Ce raisonnement nie complètement la logique de l’emprise. Quitter un agresseur qui détient votre carrière, vos revenus, votre intimité et vos secrets, ne peut pas être une décision libre. C’est une mise en danger. Le contrôle coercitif installe une prison sans murs, dans laquelle la peur, la dépendance et l’effacement de soi paralysent toute capacité à fuir.

Du « roi du hip-hop » au chef d’entreprise criminel

Combs n’est pas jugé pour violences domestiques, ni des agressions individuelles. Il est décrit par les procureurs comme le chef d’un réseau structuré de violences et d’exploitation. Derrière l’image de l’homme à 700 millions de dollars (selon le magazine Forbes), c’est un système mafieux qui est révélé : enlèvements, corruption, prostitution forcée, manipulation psychologique. Une mécanique bien huilée, protégée par l’argent, la célébrité et l’impunité masculine.

Mais le fait que Ventura ait réussi à sortir de cette emprise a permis à d’autres victimes ou témoins de parler. En portant plainte en novembre 2023, elle a brisé l’isolement et ouvert une brèche. D’anciens collaborateurs, dont des membres du groupe de R&B B5, ont pris la parole. D’autres femmes et hommes aussi. Ce qui semblait impensable il y a encore un an devient visible. La parole se libère. La peur recule. Le récit unique de Cassie a fissuré une façade et révélé une architecture plus vaste, faite d’abus en série, couverts et reproduits.

Une industrie de l’omerta

Les actes d’accusation évoquent les « freak-offs » : soirées privées orchestrées par Combs, mêlant drogues, abus sexuels, enregistrements non consentis, parfois en présence de mineurs. Des violences ritualisées dans des lieux de luxe, avec la complicité silencieuse, ou active, de managers, agents, artistes ou journalistes.

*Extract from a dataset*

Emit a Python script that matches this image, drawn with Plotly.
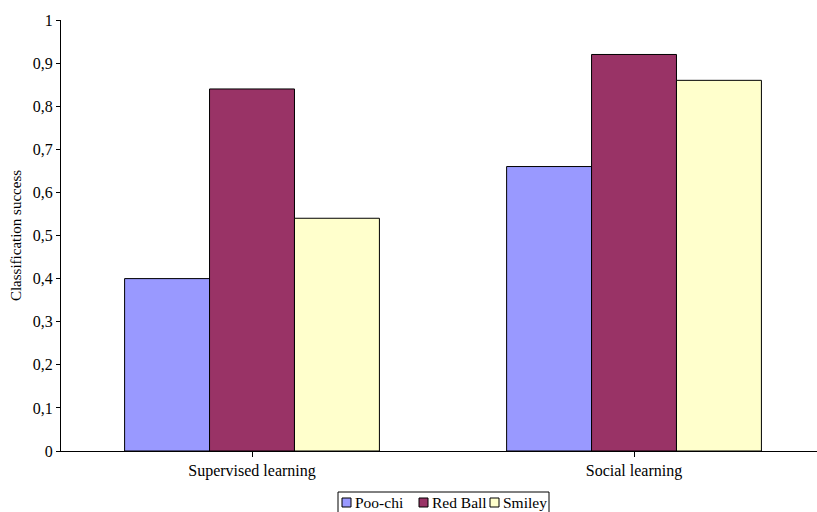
import plotly.graph_objects as go

categories = ["Supervised learning", "Social learning"]
series_names = ["Poo-chi", "Red Ball", "Smiley"]
poochi = [0.40, 0.66]
red_ball = [0.84, 0.92]
smiley = [0.54, 0.86]
colors = ["#9999FF", "#993366", "#FFFFCC"]
y_ticks = [0, 0.1, 0.2, 0.3, 0.4, 0.5, 0.6, 0.7, 0.8, 0.9, 1]
y_tick_labels = ["0", "0,1", "0,2", "0,3", "0,4", "0,5", "0,6", "0,7", "0,8", "0,9", "1"]

fig = go.Figure()
for name, vals, col in zip(series_names, [poochi, red_ball, smiley], colors):
    fig.add_trace(go.Bar(
        x=[0, 1], y=vals, name=name,
        marker=dict(color=col, line=dict(color="black", width=1)),
    ))

font = "Times New Roman, Liberation Serif, DejaVu Serif, serif"
fig.update_layout(
    width=817, height=512,
    margin=dict(l=61, r=0, t=20, b=61, autoexpand=False),
    paper_bgcolor="white", plot_bgcolor="white",
    barmode="group", bargap=0.333, bargroupgap=0,
    font=dict(family=font, size=16, color="black"),
    showlegend=False,
)

# compact legend (Excel style) built from the series lists
px0, py0 = 61, 451
pw, ph = 756, 431
def xp(p):
    return (p - px0) / pw
def yp(p):
    return (py0 - p) / ph

fig.add_shape(type="rect", xref="paper", yref="paper",
              x0=xp(338), x1=xp(549), y0=yp(492), y1=yp(514),
              line=dict(color="black", width=1), fillcolor="white")
sq_x = [342, 419, 490]
for name, col, sx in zip(series_names, colors, sq_x):
    fig.add_shape(type="rect", xref="paper", yref="paper",
                  x0=xp(sx), x1=xp(sx + 9), y0=yp(498), y1=yp(507),
                  line=dict(color="black", width=1), fillcolor=col)
    fig.add_annotation(text=name, xref="paper", yref="paper",
                       x=xp(sx + 12), y=yp(502.5), xanchor="left", yanchor="middle",
                       showarrow=False, borderpad=0, font=dict(size=15.5, family=font))

fig.update_xaxes(
    range=[-0.5, 1.479], tickvals=[0, 1], ticktext=categories,
    showline=True, linecolor="black", linewidth=1,
    ticks="outside", tickson="boundaries", ticklen=5, tickcolor="black",
    showgrid=False, zeroline=False, tickfont=dict(size=16, family=font),
)
fig.update_yaxes(
    range=[0, 1], tickvals=y_ticks, ticktext=y_tick_labels,
    showline=True, linecolor="black", linewidth=1,
    ticks="outside", ticklen=4, tickcolor="black",
    showgrid=False, zeroline=False, tickfont=dict(size=16, family=font),
    title=dict(text="Classification success", font=dict(size=15, family=font), standoff=7),
)
fig.write_html("out.html")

Ce n’était pas un secret. Ce n’était pas une « face cachée » de Combs. C’était su, toléré et banalisé. Parce que dans l’industrie musicale, comme au cinéma ou dans le sport, tant que les figures masculines génèrent du profit, elles sont sanctuarisées. Intouchables.

Croire que Combs agissait seul, dans ce contexte, est naïf ou complice. Ces soirées où « il fallait être » étaient des lieux de pouvoir. Des rites d’entrée. Des scènes de domination partagée. Qui filmait ? Qui fournissait les lieux ? Qui regardait en silence ? Qui s’enrichissait ?

Ce n’est pas seulement un homme qu’il faut juger, c’est tout un système

Cassie Ventura a brisé la machine à silence. Grâce à son témoignage, d’autres récits émergent. D’autres vérités remontent. Mais il ne suffit pas de condamner un homme, aussi puissant soit-il. Il faut défaire les conditions qui ont permis cette toute-puissance.

Les violences faites aux femmes ne sont pas l’apanage d’un milieu ou d’un statut. Mais plus les hommes sont riches, plus ils disposent de moyens pour dominer, exploiter et faire taire. Et plus le système met de ressources à leur service.

Car le « cas Combs » n’est pas un cas isolé. Ce n’est pas une « dérive ». Ce procès révèle comment l’argent et la notoriété confèrent un permis d’abuser, tant que cela sert les intérêts d’un système.